Italian Friar Minor and chronicler

Ugolino Brunforte (c. 1262 - c. 1348) was an Italian Friar Minor and chronicler, known principally as the author of the Fioretti or Little Flowers of St. Francis.

==Life==
Few details of Ugolino's life are known. His father Rinaldo, Lord of Sarnano in the Marches, belonged to an ancient and noble family from which had sprung the famous Countess Matilda of Tuscany. Ugolino entered the Order of Friars Minor at the age of sixteen. He served his novitiate at the convent of Roccabruna, but passed most of his life at the convent of Santa Maria in Monte Giorgio, whence he is often called Ugolino of Monte Giorgio. In 1295 he was chosen Bishop of Abruzzi (Teramo) under Pope Celestine V, but before his consecration Celestine had resigned and Boniface VIII, who suspected Ugolino as belonging to the zelanti, annulled the appointment with the bull In supremae dignitatis specula. Nearly fifty years later he was elected provincial of Macerata. At the time of his death in 1348, was provincial of the Friars Minor in the March.

==Fioretti==
Most scholars are now agreed that Ugolino was the author of the Fioretti, or Little Flowers of St. Francis, in their original form. Ugolino was probably one of several collectors of traditions in the Marches. The Fioretti appears to have been written sometime between 1322 and 1328.

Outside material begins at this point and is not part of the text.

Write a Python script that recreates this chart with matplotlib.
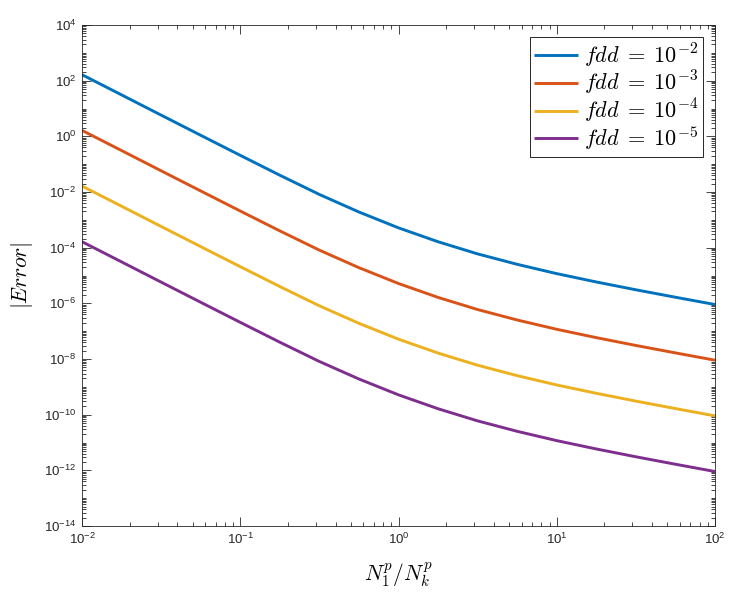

In some ways the Fioretti says as much about its author as its subject. "Ugolino, it is true, draws himself when he draws his master. It is a singularly, fresh, simple, child-like character with its unfailing belief in the love of God, and the essential goodness of all he has created."

Filled with the romance of his native country, the simple friar, so pure in his insight, and so vivid in his realization, painted an immortal picture of the Saintly life as it was lived in the Middle Ages, on the background of the enchanted country between the Apennines and the Adriatic, the land of Monte Giorgio, the heart of Italy.

Although the Latin original has not come down to us, we have in the Actus B. Francisci et Sociorum Ejus, edited by Paul Sabatier in Collection d’Études (Paris, 1902, IV), an approximation to it which may be considered on the whole as representing the original of the Fioretti. That Ugolino was the principal compiler of the Actus seems certain; how far he may be considered the sole author of the Fioretti is not so clear. His labour, which consisted chiefly in gathering the flowers for his bouquet from written and oral local tradition, appears to have been completed before 1328.

==Sources==
- Luke Wadding, Scriptores Ordinis Minorum (1650), 179
- Giovanni Sbaralea, Supplementum et castigatio ad scriptores trium ordinum S. Francisi (1806), addenda 727
- Luigi da Fabriano, Disquisizione istorica intorno all' autore dei Fioretti (1883)
- Cenni cronologico-biografici dell' osservante Provincia Picena (Quaracchi, 1886), 232 sqq.
- Alessandro Manzoni, Fioretti (2nd ed., Rome, 1902), preface
- Candido Mariotti, I Primordi Gloriosi dell' ordine Minoritico nelle Marche (Castelplanio, 1903), VI
- Thomas Walker Arnold, The Authorship of the Fioretti (London, 1904)
- Camillo Pace, L'autore del Floretum in Rivista Abruzzese, ann. XIX, fasc. II
- François Van Ortroy, in Analecta Bollandiana, XXI, 443 sqq.